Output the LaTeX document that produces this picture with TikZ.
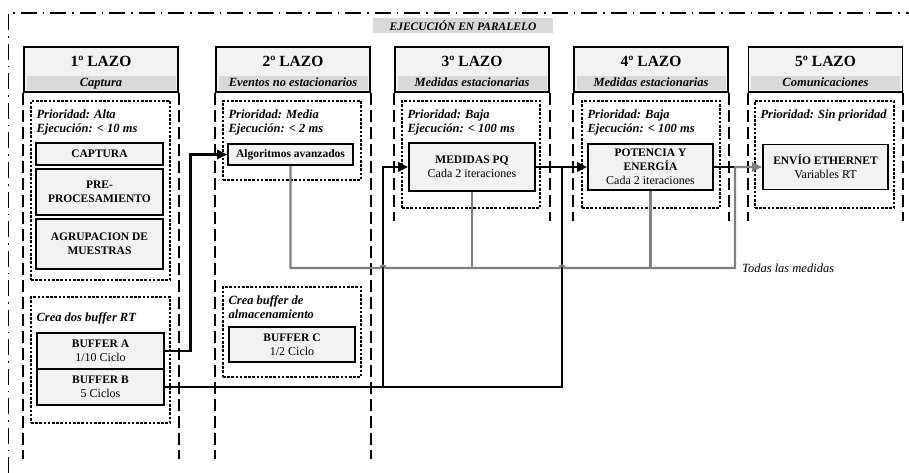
\documentclass[tikz,border=0pt]{standalone}
\usepackage{fontspec}
\setmainfont{Liberation Serif}
\usepackage{tikz}
\usetikzlibrary{arrows.meta,calc,positioning}
\definecolor{cabgray}{RGB}{242,242,242}
\definecolor{bandgray}{RGB}{217,217,217}
\definecolor{busgray}{RGB}{128,128,128}
\newcommand{\reg}[1]{{\normalfont\fontsize{12}{14}\selectfont #1}}

\begin{document}
\begin{tikzpicture}[
    x=1pt, y=-1pt,
    marco/.style={line width=1.6pt, dash pattern=on 16pt off 6pt on 1.5pt off 6pt},
    titulo/.style={fill=bandgray, minimum width=180pt, minimum height=15pt, inner sep=0pt, font=\fontsize{11.5}{13}\selectfont\bfseries\itshape},
    lazo/.style={draw, line width=1.6pt, fill=cabgray, minimum width=154pt, minimum height=45pt, inner sep=0pt},
    lazotit/.style={inner sep=0pt, font=\fontsize{15.5}{18}\selectfont\bfseries},
    banda/.style={fill=bandgray, minimum width=149pt, minimum height=14pt, inner sep=0pt, text height=9pt, text depth=2.5pt, font=\fontsize{12.5}{14}\selectfont\bfseries\itshape},
    carril/.style={line width=1.8pt, dash pattern=on 12pt off 5pt},
    zona/.style={draw, line width=1.3pt, dash pattern=on 2.6pt off 1.6pt, inner sep=0pt},
    nota/.style={align=left, inner sep=0pt, font=\fontsize{12.5}{13.8}\selectfont\bfseries\itshape},
    caja/.style={draw, line width=1.6pt, fill=cabgray, align=center, inner sep=0pt, font=\fontsize{11.5}{14}\selectfont\bfseries},
    linea/.style={line width=2.8pt},
    flecha/.style={linea, -{Triangle[length=10pt,width=9pt]}},
    bus/.style={draw=busgray, line width=2.4pt}
  ]
    \useasboundingbox (0,0) rectangle (909,473);

    % marco de ejecucion en paralelo
    \draw[marco] (8.5,473) -- (8.5,13) -- (909,13);
    \node[titulo] (par) at (463,25.5) {EJECUCIÓN EN PARALELO};

    % cabeceras de los lazos
    \node[lazo] (l1) at (101,69.5) {};
    \node[lazotit] (t1) at (101,61) {1º LAZO};
    \node[banda] (b1) at (101,83) {Captura};
    \node[lazo] (l2) at (293,69.5) {};
    \node[lazotit] (t2) at (293,61) {2º LAZO};
    \node[banda] (b2) at (293,83) {Eventos no estacionarios};
    \node[lazo] (l3) at (472,69.5) {};
    \node[lazotit] (t3) at (472,61) {3º LAZO};
    \node[banda] (b3) at (472,83) {Medidas estacionarias};
    \node[lazo] (l4) at (651,69.5) {};
    \node[lazotit] (t4) at (651,61) {4º LAZO};
    \node[banda] (b4) at (651,83) {Medidas estacionarias};
    \node[lazo] (l5) at (825.5,69.5) {};
    \node[lazotit] (t5) at (825.5,61) {5º LAZO};
    \node[banda] (b5) at (825.5,83) {Comunicaciones};

    % carriles
    \draw[carril] (l1.south west) -- ++(0,366);
    \draw[carril] (l1.south east) -- ++(0,366);
    \draw[carril] (l2.south west) -- ++(0,366);
    \draw[carril] (l2.south east) -- ++(0,366);
    \draw[carril] (l3.south west) -- ++(0,128);
    \draw[carril] (l3.south east) -- ++(0,128);
    \draw[carril] (l4.south west) -- ++(0,128);
    \draw[carril] (l4.south east) -- ++(0,128);
    \draw[carril] (l5.south west) -- ++(0,128);
    \draw[carril] (l5.south east) -- ++(0,128);

    % zonas punteadas
    \node[zona, minimum width=139pt, minimum height=179pt] (z1) at (100.5,190.5) {};
    \node[zona, minimum width=139pt, minimum height=126pt] (z1b) at (100.5,360) {};
    \node[zona, minimum width=138pt, minimum height=79pt] (z2) at (292,140.5) {};
    \node[zona, minimum width=138pt, minimum height=90pt] (z2b) at (292,332) {};
    \node[zona, minimum width=138pt, minimum height=107pt] (z3) at (471,154.5) {};
    \node[zona, minimum width=138pt, minimum height=107pt] (z4) at (651,154.5) {};
    \node[zona, minimum width=139pt, minimum height=107pt] (z5) at (824.5,154.5) {};

    \node[nota, below right=9.5pt and 6pt of z1.north west] (n1) {Prioridad: Alta\\Ejecución: < 10 ms};
    \node[nota, below right=16.5pt and 6pt of z1b.north west] (n1b) {Crea dos buffer RT};
    \node[nota, below right=9.5pt and 6pt of z2.north west] (n2) {Prioridad: Media\\Ejecución: < 2 ms};
    \node[nota, below right=9.5pt and 6pt of z2b.north west] (n2b) {Crea buffer de\\almacenamiento};
    \node[nota, below right=9.5pt and 6pt of z3.north west] (n3) {Prioridad: Baja\\Ejecución: < 100 ms};
    \node[nota, below right=9.5pt and 6pt of z4.north west] (n4) {Prioridad: Baja\\Ejecución: < 100 ms};
    \node[nota, below right=9.5pt and 6pt of z5.north west] (n5) {Prioridad: Sin prioridad};

    % tareas
    \node[caja, minimum width=127pt, minimum height=22pt] (cap) at (99.5,154) {CAPTURA};
    \node[caja, minimum width=127pt, minimum height=46pt] (pre) at (99.5,192) {PRE-\\PROCESAMIENTO};
    \node[caja, minimum width=127pt, minimum height=50pt] (agr) at (99.5,244) {AGRUPACION DE\\MUESTRAS};
    \node[caja, minimum width=127pt, minimum height=36pt] (bufa) at (100.5,351) {BUFFER A\\\reg{1/10 Ciclo}};
    \node[caja, minimum width=127pt, minimum height=36pt] (bufb) at (100.5,387) {BUFFER B\\\reg{5 Ciclos}};
    \node[caja, minimum width=125pt, minimum height=21pt] (algo) at (290.5,154.5) {Algoritmos avanzados};
    \node[caja, minimum width=126pt, minimum height=35pt] (bufc) at (292,344.5) {BUFFER C\\\reg{1/2 Ciclo}};
    \node[caja, minimum width=126pt, minimum height=48pt] (medpq) at (472,167) {MEDIDAS PQ\\\reg{Cada 2 iteraciones}};
    \node[caja, minimum width=125pt, minimum height=46pt] (pot) at (650.5,167) {POTENCIA Y\\ENERGÍA\\\reg{Cada 2 iteraciones}};
    \node[caja, minimum width=125pt, minimum height=45pt] (envio) at (825.5,167) {ENVÍO ETHERNET\\\reg{Variables RT}};

    % buffers hacia los lazos 2, 3 y 4
    \coordinate (ramal) at (383,387);
    \coordinate (sube) at (562,167);
    \draw[flecha] (bufa.east) -- ++(26,0) |- (algo.west);
    \draw[linea] (bufb.east) -| (sube);
    \draw[flecha] (ramal) |- (medpq.west);
    \draw[flecha] (medpq.east) -- (pot.west);

    % todas las medidas hacia el lazo 5
    \coordinate (esq) at (735,268);
    \coordinate (union) at (735,167);
    \draw[linea] (pot.east) -- (union);
    \draw[bus, -{Triangle[length=10pt,width=9pt]}] (algo.south) |- ($(ramal |- esq)+(-2.5,0)$)
      .. controls +(0,-3) and +(0,-3) .. ($(ramal |- esq)+(2.5,0)$)
      -- ($(sube |- esq)+(-2.5,0)$)
      .. controls +(0,-3) and +(0,-3) .. ($(sube |- esq)+(2.5,0)$)
      -- (esq) -- (union) -- (envio.west);
    \draw[bus] (medpq.south) -- (medpq.south |- esq);
    \draw[bus] (pot.south) -- (pot.south |- esq);
    \node[right=7pt of esq, inner sep=0pt, font=\fontsize{12.5}{14}\selectfont\itshape] (todas) {Todas las medidas};
  \end{tikzpicture}
\end{document}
= = = =
**Task statement:** Quote every line word for word and keep the images out of the copy.

**The solution:**
Output the LaTeX document that produces this picture with TikZ.
\documentclass[tikz,border=0pt]{standalone}
\usepackage{fontspec}
\setmainfont{Liberation Serif}
\usepackage{tikz}
\usetikzlibrary{arrows.meta,calc,positioning}
\definecolor{cabgray}{RGB}{242,242,242}
\definecolor{bandgray}{RGB}{217,217,217}
\definecolor{busgray}{RGB}{128,128,128}
\newcommand{\reg}[1]{{\normalfont\fontsize{12}{14}\selectfont #1}}

\begin{document}
\begin{tikzpicture}[
    x=1pt, y=-1pt,
    marco/.style={line width=1.6pt, dash pattern=on 16pt off 6pt on 1.5pt off 6pt},
    titulo/.style={fill=bandgray, minimum width=180pt, minimum height=15pt, inner sep=0pt, font=\fontsize{11.5}{13}\selectfont\bfseries\itshape},
    lazo/.style={draw, line width=1.6pt, fill=cabgray, minimum width=154pt, minimum height=45pt, inner sep=0pt},
    lazotit/.style={inner sep=0pt, font=\fontsize{15.5}{18}\selectfont\bfseries},
    banda/.style={fill=bandgray, minimum width=149pt, minimum height=14pt, inner sep=0pt, text height=9pt, text depth=2.5pt, font=\fontsize{12.5}{14}\selectfont\bfseries\itshape},
    carril/.style={line width=1.8pt, dash pattern=on 12pt off 5pt},
    zona/.style={draw, line width=1.3pt, dash pattern=on 2.6pt off 1.6pt, inner sep=0pt},
    nota/.style={align=left, inner sep=0pt, font=\fontsize{12.5}{13.8}\selectfont\bfseries\itshape},
    caja/.style={draw, line width=1.6pt, fill=cabgray, align=center, inner sep=0pt, font=\fontsize{11.5}{14}\selectfont\bfseries},
    linea/.style={line width=2.8pt},
    flecha/.style={linea, -{Triangle[length=10pt,width=9pt]}},
    bus/.style={draw=busgray, line width=2.4pt}
  ]
    \useasboundingbox (0,0) rectangle (909,473);

    % marco de ejecucion en paralelo
    \draw[marco] (8.5,473) -- (8.5,13) -- (909,13);
    \node[titulo] (par) at (463,25.5) {EJECUCIÓN EN PARALELO};

    % cabeceras de los lazos
    \node[lazo] (l1) at (101,69.5) {};
    \node[lazotit] (t1) at (101,61) {1º LAZO};
    \node[banda] (b1) at (101,83) {Captura};
    \node[lazo] (l2) at (293,69.5) {};
    \node[lazotit] (t2) at (293,61) {2º LAZO};
    \node[banda] (b2) at (293,83) {Eventos no estacionarios};
    \node[lazo] (l3) at (472,69.5) {};
    \node[lazotit] (t3) at (472,61) {3º LAZO};
    \node[banda] (b3) at (472,83) {Medidas estacionarias};
    \node[lazo] (l4) at (651,69.5) {};
    \node[lazotit] (t4) at (651,61) {4º LAZO};
    \node[banda] (b4) at (651,83) {Medidas estacionarias};
    \node[lazo] (l5) at (825.5,69.5) {};
    \node[lazotit] (t5) at (825.5,61) {5º LAZO};
    \node[banda] (b5) at (825.5,83) {Comunicaciones};

    % carriles
    \draw[carril] (l1.south west) -- ++(0,366);
    \draw[carril] (l1.south east) -- ++(0,366);
    \draw[carril] (l2.south west) -- ++(0,366);
    \draw[carril] (l2.south east) -- ++(0,366);
    \draw[carril] (l3.south west) -- ++(0,128);
    \draw[carril] (l3.south east) -- ++(0,128);
    \draw[carril] (l4.south west) -- ++(0,128);
    \draw[carril] (l4.south east) -- ++(0,128);
    \draw[carril] (l5.south west) -- ++(0,128);
    \draw[carril] (l5.south east) -- ++(0,128);

    % zonas punteadas
    \node[zona, minimum width=139pt, minimum height=179pt] (z1) at (100.5,190.5) {};
    \node[zona, minimum width=139pt, minimum height=126pt] (z1b) at (100.5,360) {};
    \node[zona, minimum width=138pt, minimum height=79pt] (z2) at (292,140.5) {};
    \node[zona, minimum width=138pt, minimum height=90pt] (z2b) at (292,332) {};
    \node[zona, minimum width=138pt, minimum height=107pt] (z3) at (471,154.5) {};
    \node[zona, minimum width=138pt, minimum height=107pt] (z4) at (651,154.5) {};
    \node[zona, minimum width=139pt, minimum height=107pt] (z5) at (824.5,154.5) {};

    \node[nota, below right=9.5pt and 6pt of z1.north west] (n1) {Prioridad: Alta\\Ejecución: < 10 ms};
    \node[nota, below right=16.5pt and 6pt of z1b.north west] (n1b) {Crea dos buffer RT};
    \node[nota, below right=9.5pt and 6pt of z2.north west] (n2) {Prioridad: Media\\Ejecución: < 2 ms};
    \node[nota, below right=9.5pt and 6pt of z2b.north west] (n2b) {Crea buffer de\\almacenamiento};
    \node[nota, below right=9.5pt and 6pt of z3.north west] (n3) {Prioridad: Baja\\Ejecución: < 100 ms};
    \node[nota, below right=9.5pt and 6pt of z4.north west] (n4) {Prioridad: Baja\\Ejecución: < 100 ms};
    \node[nota, below right=9.5pt and 6pt of z5.north west] (n5) {Prioridad: Sin prioridad};

    % tareas
    \node[caja, minimum width=127pt, minimum height=22pt] (cap) at (99.5,154) {CAPTURA};
    \node[caja, minimum width=127pt, minimum height=46pt] (pre) at (99.5,192) {PRE-\\PROCESAMIENTO};
    \node[caja, minimum width=127pt, minimum height=50pt] (agr) at (99.5,244) {AGRUPACION DE\\MUESTRAS};
    \node[caja, minimum width=127pt, minimum height=36pt] (bufa) at (100.5,351) {BUFFER A\\\reg{1/10 Ciclo}};
    \node[caja, minimum width=127pt, minimum height=36pt] (bufb) at (100.5,387) {BUFFER B\\\reg{5 Ciclos}};
    \node[caja, minimum width=125pt, minimum height=21pt] (algo) at (290.5,154.5) {Algoritmos avanzados};
    \node[caja, minimum width=126pt, minimum height=35pt] (bufc) at (292,344.5) {BUFFER C\\\reg{1/2 Ciclo}};
    \node[caja, minimum width=126pt, minimum height=48pt] (medpq) at (472,167) {MEDIDAS PQ\\\reg{Cada 2 iteraciones}};
    \node[caja, minimum width=125pt, minimum height=46pt] (pot) at (650.5,167) {POTENCIA Y\\ENERGÍA\\\reg{Cada 2 iteraciones}};
    \node[caja, minimum width=125pt, minimum height=45pt] (envio) at (825.5,167) {ENVÍO ETHERNET\\\reg{Variables RT}};

    % buffers hacia los lazos 2, 3 y 4
    \coordinate (ramal) at (383,387);
    \coordinate (sube) at (562,167);
    \draw[flecha] (bufa.east) -- ++(26,0) |- (algo.west);
    \draw[linea] (bufb.east) -| (sube);
    \draw[flecha] (ramal) |- (medpq.west);
    \draw[flecha] (medpq.east) -- (pot.west);

    % todas las medidas hacia el lazo 5
    \coordinate (esq) at (735,268);
    \coordinate (union) at (735,167);
    \draw[linea] (pot.east) -- (union);
    \draw[bus, -{Triangle[length=10pt,width=9pt]}] (algo.south) |- ($(ramal |- esq)+(-2.5,0)$)
      .. controls +(0,-3) and +(0,-3) .. ($(ramal |- esq)+(2.5,0)$)
      -- ($(sube |- esq)+(-2.5,0)$)
      .. controls +(0,-3) and +(0,-3) .. ($(sube |- esq)+(2.5,0)$)
      -- (esq) -- (union) -- (envio.west);
    \draw[bus] (medpq.south) -- (medpq.south |- esq);
    \draw[bus] (pot.south) -- (pot.south |- esq);
    \node[right=7pt of esq, inner sep=0pt, font=\fontsize{12.5}{14}\selectfont\itshape] (todas) {Todas las medidas};
  \end{tikzpicture}
\end{document}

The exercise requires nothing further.